Japanese Cinema (anime) 

Patema Inverted (2013)


A young girl, from a civilization that resides in deep underground tunnels, finds herself trapped in an inverted world and teams up with a resident to escape and return home


















Iranian Cinema

A Separation (2011)




Set in contemporary Iran, A Separation is a compelling drama about the dissolution of a marriage. Simin wants to leave Iran with her husband Nader and daughter Termeh. Simin sues for divorce when Nader refuses to leave behind his Alzheimer-suffering father. Her request having failed, Simin returns to her parents' home, but Termeh decides to stay with Nader. When Nader hires a young woman to assist with his father in his wife's absence, he hopes that his life will return to a normal state. However, when he discovers that the new maid has been lying to him, he realizes that there is more on the line than just his marriage.



Persepolis (2007)


Marjane is precocious and outspoken young Iranian girl who was nine years old during the Islamic Revolution. She cleverly outsmarts the "social guardians" and discovers punk, ABBA and Iron Maiden, while living with the terror of government persecution. Then Marjane's journey moves on to Austria where, as a teenager, her parents send her to school.  Marjane returns to Iran to be with her family, putting on the veil and getting married. But at age 24, she realizes that she cannot live in Iran. She then makes the heartbreaking decision to leave her homeland for France, optimistic about her future, shaped indelibly by her past.

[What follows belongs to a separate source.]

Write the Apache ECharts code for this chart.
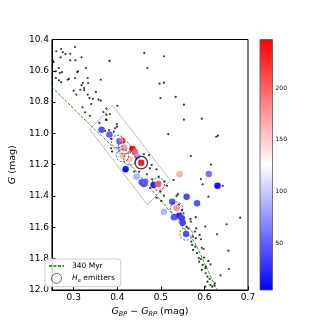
<!DOCTYPE html>
<html>
<head>
<meta charset="utf-8">
<script src="https://cdn.jsdelivr.net/npm/echarts@6/dist/echarts.min.js"></script>
<style>
  html, body { margin: 0; padding: 0; background: #fff; }
  #chart { width: 332px; height: 332px; }
</style>
</head>
<body>
<div id="chart"></div>
<script>
// cluster CMD: x = G_BP - G_RP (mag), y = G (mag)

// field / member stars without a colour value
const fieldStars = [
  [0.260, 10.475], [0.271, 10.461], [0.275, 10.480], [0.281, 10.493], [0.292, 10.491],
  [0.303, 10.448], [0.270, 10.514], [0.252, 10.535], [0.254, 10.544], [0.292, 10.533],
  [0.304, 10.533], [0.318, 10.514], [0.328, 10.582], [0.382, 10.537], [0.462, 10.486],
  [0.469, 10.582], [0.259, 10.603], [0.266, 10.582], [0.268, 10.614], [0.273, 10.609],
  [0.310, 10.603], [0.308, 10.609], [0.259, 10.646], [0.266, 10.661], [0.271, 10.673],
  [0.286, 10.657], [0.289, 10.652], [0.303, 10.646], [0.332, 10.646], [0.362, 10.657],
  [0.321, 10.678], [0.318, 10.692], [0.333, 10.678], [0.324, 10.710], [0.324, 10.724],
  [0.300, 10.727], [0.315, 10.721], [0.351, 10.735], [0.306, 10.752], [0.332, 10.752],
  [0.336, 10.774], [0.344, 10.780], [0.357, 10.784], [0.362, 10.791], [0.340, 10.812],
  [0.320, 10.833], [0.337, 10.887], [0.326, 10.865], [0.375, 10.842], [0.368, 10.863],
  [0.375, 10.880], [0.383, 10.876], [0.400, 10.823], [0.374, 10.912], [0.359, 10.933],
  [0.399, 10.940],
  [0.507, 10.507], [0.497, 10.682], [0.507, 10.676], [0.499, 10.774], [0.534, 10.767],
  [0.553, 10.816], [0.553, 10.912], [0.594, 10.906], [0.627, 11.021], [0.631, 11.014],
  [0.569, 11.144], [0.615, 11.199], [0.517, 11.005], [0.592, 11.291], [0.596, 11.325],
  [0.609, 11.404], [0.642, 11.334], [0.682, 11.538], [0.651, 11.580], [0.629, 11.644],
  [0.655, 11.749], [0.656, 11.866], [0.637, 11.906],
  [0.375, 10.914], [0.399, 10.957], [0.381, 10.978], [0.392, 10.989], [0.372, 10.984],
  [0.395, 10.967], [0.386, 11.035], [0.388, 11.116], [0.386, 11.095], [0.473, 11.138],
  [0.461, 11.133], [0.479, 11.201], [0.475, 11.223], [0.439, 11.244], [0.450, 11.244],
  [0.490, 11.229], [0.495, 11.276], [0.480, 11.293], [0.468, 11.261], [0.475, 11.350],
  [0.507, 11.397], [0.529, 11.297], [0.514, 11.334], [0.490, 11.410], [0.508, 11.306],
  [0.499, 11.372], [0.501, 11.431], [0.536, 11.399], [0.539, 11.388], [0.541, 11.455],
  [0.548, 11.490],
  [0.552, 11.510], [0.568, 11.546], [0.580, 11.535], [0.602, 11.595], [0.574, 11.659],
  [0.580, 11.669], [0.592, 11.676], [0.570, 11.691], [0.572, 11.712], [0.579, 11.723],
  [0.574, 11.744], [0.594, 11.730], [0.598, 11.738], [0.583, 11.765], [0.587, 11.797],
  [0.592, 11.802], [0.588, 11.819], [0.599, 11.793], [0.609, 11.814], [0.596, 11.840],
  [0.603, 11.851], [0.594, 11.872], [0.602, 11.861], [0.614, 11.836], [0.603, 11.893],
  [0.607, 11.915], [0.612, 11.929], [0.607, 11.947], [0.614, 11.968], [0.618, 11.979],
  [0.623, 11.972], [0.624, 11.957], [0.602, 11.979], [0.578, 11.627], [0.581, 11.606],
  [0.559, 11.595], [0.563, 11.606], [0.569, 11.563], [0.589, 11.648]
];

// stars with colour value: [x, G, c]
const colouredStars = [
  [0.364, 10.976, 45], [0.382, 11.007, 50], [0.405, 11.050, 50], [0.412, 11.045, 190],
  [0.403, 11.099, 105], [0.416, 11.091, 175], [0.435, 11.100, 240], [0.441, 11.118, 200],
  [0.446, 11.148, 85], [0.412, 11.142, 160], [0.429, 11.163, 150], [0.455, 11.187, 235],
  [0.419, 11.229, 15], [0.444, 11.276, 90], [0.456, 11.312, 45], [0.461, 11.323, 40],
  [0.464, 11.308, 50], [0.483, 11.329, 30], [0.494, 11.323, 205], [0.543, 11.261, 165],
  [0.610, 11.259, 60], [0.630, 11.334, 15], [0.559, 11.404, 40], [0.583, 11.446, 45],
  [0.526, 11.436, 45], [0.507, 11.500, 90], [0.536, 11.478, 175], [0.530, 11.535, 45],
  [0.542, 11.525, 30], [0.548, 11.542, 35], [0.550, 11.570, 35], [0.558, 11.642, 40]
];

// H-alpha emitters (circled)
const haEmitters = [
  [0.401, 11.052], [0.416, 11.091], [0.412, 11.142], [0.429, 11.163],
  [0.455, 11.187], [0.494, 11.323], [0.536, 11.478], [0.558, 11.642]
];

// 340 Myr isochrone
const isochrone = [
  [0.250, 10.705], [0.333, 10.933], [0.416, 11.157], [0.493, 11.406],
  [0.541, 11.565], [0.574, 11.680], [0.602, 11.840], [0.629, 12.000]
];

// selection box corners (closed)
const selectionBox = [
  [0.389, 10.821], [0.522, 11.300], [0.469, 11.456], [0.337, 10.974], [0.389, 10.821]
];

const xTicks = [0.3, 0.4, 0.5, 0.6, 0.7];
const cbTicks = [50, 100, 150, 200];
const cbRange = [5, 247];
const bwr = ['#0000ff', '#ffffff', '#ff0000'];

const font = 'DejaVu Sans';
const green = '#22a322';
const chart = echarts.init(document.getElementById('chart'));

chart.setOption({
  animation: false,
  backgroundColor: '#fff',
  textStyle: { fontFamily: font },
  grid: [
    { left: 42, top: 39.5, width: 206, height: 250.5, show: true, borderColor: '#000', borderWidth: 1 },
    { left: 260, top: 39.5, width: 12.5, height: 250.5 }
  ],
  xAxis: [
    {
      type: 'value', gridIndex: 0, min: 0.25, max: 0.7,
      axisLine: { lineStyle: { color: '#000', width: 1 } },
      axisTick: { inside: true, length: 3.5, customValues: xTicks, lineStyle: { color: '#000' } },
      axisLabel: { customValues: xTicks, formatter: v => v.toFixed(1), color: '#000', fontSize: 9, margin: 3, fontFamily: font },
      splitLine: { show: false },
      name: '{i|G}{s|BP} − {i|G}{s|RP} (mag)',
      nameLocation: 'middle', nameGap: 13,
      nameTextStyle: {
        color: '#000', fontSize: 9.5, fontFamily: font,
        rich: {
          i: { fontStyle: 'italic', fontSize: 9.5, fontFamily: font, color: '#000' },
          s: { fontStyle: 'italic', fontSize: 6.5, fontFamily: font, color: '#000', padding: [5, 0, 0, 0] }
        }
      }
    },
    { type: 'value', gridIndex: 1, min: 0, max: 1, show: false }
  ],
  yAxis: [
    {
      type: 'value', gridIndex: 0, min: 10.4, max: 12.0, interval: 0.2, inverse: true,
      axisLine: { lineStyle: { color: '#000', width: 1 } },
      axisTick: { inside: true, length: 3.5, lineStyle: { color: '#000' } },
      axisLabel: { formatter: v => v.toFixed(1), color: '#000', fontSize: 9, margin: 3, fontFamily: font },
      splitLine: { show: false },
      name: '{i|G} (mag)',
      nameLocation: 'middle', nameGap: 25,
      nameTextStyle: {
        color: '#000', fontSize: 9.5, fontFamily: font,
        rich: { i: { fontStyle: 'italic', fontSize: 9.5, fontFamily: font, color: '#000' } }
      }
    },
    {
      type: 'value', gridIndex: 1, min: cbRange[0], max: cbRange[1], position: 'right',
      axisLine: { show: false },
      axisTick: { length: 2.5, customValues: cbTicks, lineStyle: { color: '#000', width: 0.8 } },
      axisLabel: { customValues: cbTicks, color: '#000', fontSize: 6, margin: 3, fontFamily: font },
      splitLine: { show: false }
    }
  ],
  visualMap: {
    show: false, seriesIndex: 3, dimension: 2,
    min: cbRange[0], max: cbRange[1],
    inRange: { color: bwr }
  },
  legend: {
    orient: 'vertical', left: 45, top: 259,
    itemWidth: 15, itemHeight: 10, itemGap: 3,
    padding: [3, 6, 3, 3],
    borderColor: '#ccc', borderWidth: 1, borderRadius: 3,
    backgroundColor: 'rgba(255,255,255,0.85)',
    textStyle: {
      color: '#000', fontSize: 7.5, fontFamily: font, padding: [0, 0, 0, 3],
      rich: {
        i: { fontStyle: 'italic', fontSize: 7.5, fontFamily: font, color: '#000' },
        s: { fontStyle: 'italic', fontSize: 5, fontFamily: font, color: '#000', padding: [4, 0, 0, 0] },
        n: { fontSize: 7.5, fontFamily: font, color: '#000' }
      }
    },
    formatter: name => name === 'Hα emitters' ? '{i|H}{s|α}{n| emitters}' : name,
    data: [
      { name: '340 Myr', itemStyle: { opacity: 0 } },
      {
        name: 'Hα emitters', icon: 'circle',
        itemStyle: { color: 'rgba(0,0,0,0)', borderColor: '#000', borderWidth: 0.7, borderType: 'solid' }
      }
    ]
  },
  series: [
    {
      name: 'box', type: 'line', data: selectionBox, showSymbol: false, symbol: 'none',
      lineStyle: { color: '#aaa', width: 0.8 }, silent: true, z: 1
    },
    {
      name: '340 Myr', type: 'line', data: isochrone, smooth: 0.3, showSymbol: false, symbol: 'none',
      itemStyle: { color: green },
      lineStyle: { color: green, width: 1, type: [3, 1.5] }, z: 2
    },
    {
      name: 'field', type: 'scatter', data: fieldStars, symbolSize: 2.2,
      itemStyle: { color: '#000' }, z: 3
    },
    {
      name: 'coloured', type: 'scatter', data: colouredStars, symbolSize: 6.5,
      itemStyle: { opacity: 1 }, z: 4
    },
    {
      name: 'Hα emitters', type: 'scatter', symbolSize: 12.5,
      data: haEmitters.map((p, i) => i === 4
        ? { value: p, itemStyle: { borderType: 'solid', borderWidth: 1.3 } }
        : p),
      itemStyle: { color: 'rgba(0,0,0,0)', borderColor: '#000', borderWidth: 0.8, borderType: [2, 1.5] },
      z: 5
    },
    {
      name: 'colorbar', type: 'custom', xAxisIndex: 1, yAxisIndex: 1,
      data: [[0, cbRange[0], cbRange[1]]],
      encode: { x: 0, y: [1, 2] },
      renderItem: (params, api) => {
        const top = api.coord([0, api.value(2)]);
        const bottom = api.coord([1, api.value(1)]);
        return {
          type: 'rect',
          shape: { x: top[0], y: top[1], width: bottom[0] - top[0], height: bottom[1] - top[1] },
          style: {
            fill: new echarts.graphic.LinearGradient(0, 0, 0, 1, [
              { offset: 0, color: bwr[2] },
              { offset: 0.5, color: bwr[1] },
              { offset: 1, color: bwr[0] }
            ]),
            stroke: '#555', lineWidth: 0.8
          }
        };
      }
    }
  ]
});
</script>
</body>
</html>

Arctic/Greenlandic Cinema 

The Journals of Knud Rasmussen(2006)

A portrayal of the lives of the last great Inuit shaman, Avva, and his beautiful and headstrong daughter, Apak. Based on the journals of 1920s Danish ethnographer Knud Rasmussen.

















African Cinema 



Tsotsi  (2006)



A South African hoodlum named Tsotsi lives by a code of violence, and he and his gang of thugs prowl the streets of Johannesburg day and night, attacking those who fail to give them what they want. After casually shooting a woman and stealing her car, he discovers her baby in the back seat. The child acts as a catalyst for the hardened thug to regain his humanity.
 















Australian Cinema

The Proposition 

In 1880s Australia, a lawman (Ray Winstone) offers renegade Charlie Burns (Guy Pearce) a difficult choice. In order to save his younger brother from the gallows, Charlie must hunt down and kill his older brother (Danny Huston), who is wanted for rape and murder. Venturing into one of the Outback's most inhospitable regions, Charlie faces a terrible moral dilemma that can end only in violence.